Kandasnya materi UU di MK, rendahnya
putusan pengadilan dan masih sedikitnya yang mencabut hak untuk dipilih dan
masih dipilihnya napi koruptor untuk menduduki posisi public berbanding
terbalik dengan upaya pemberantasan “cara-cara luar biasa’. Belum lagi “masih
permisif” terhadap penerimaan pelaku korupsi menyebabkan agenda pemberantasan
korupsi tidak begitu kuat.
Tidak memilih Napi koruptor yang
pernah tersangkut korupsi adalah bentuk perlawanan dari masyarakat.

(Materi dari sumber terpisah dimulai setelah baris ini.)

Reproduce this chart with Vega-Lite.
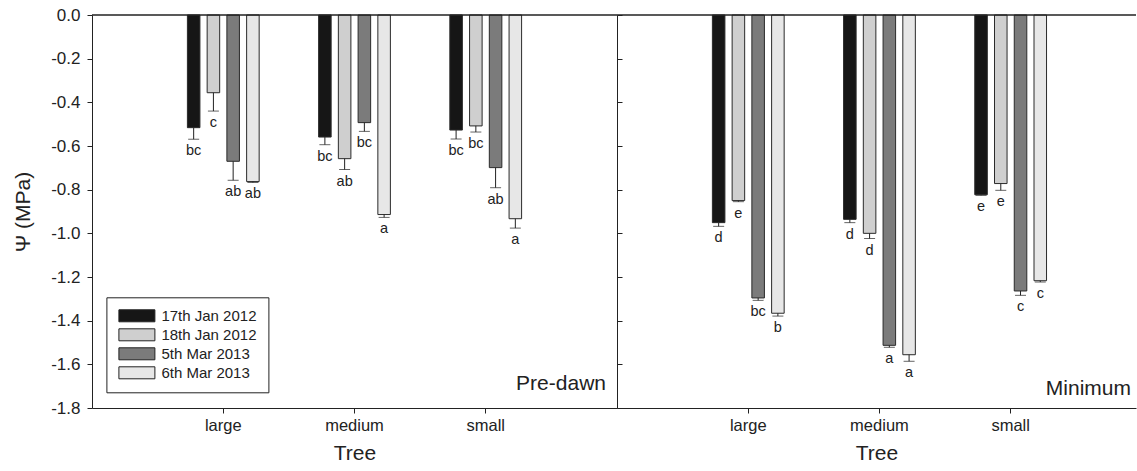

Masyarakat
harus dididik terhadap “pemimpin yang tidak amanah”. Masyarakat harus
disadarkan tentang “arti suara” terhadap masa depan. Masyarakat tidak boleh “permisif”
dengan menerima napi korupsi dan menempatkan posisi-posisi penting dalam
struktur social dan keagamaan.
Dengan perlawanan massif maka
diharapkan dapat melahirkan generasi yang bersih dari skandal-skandal politik.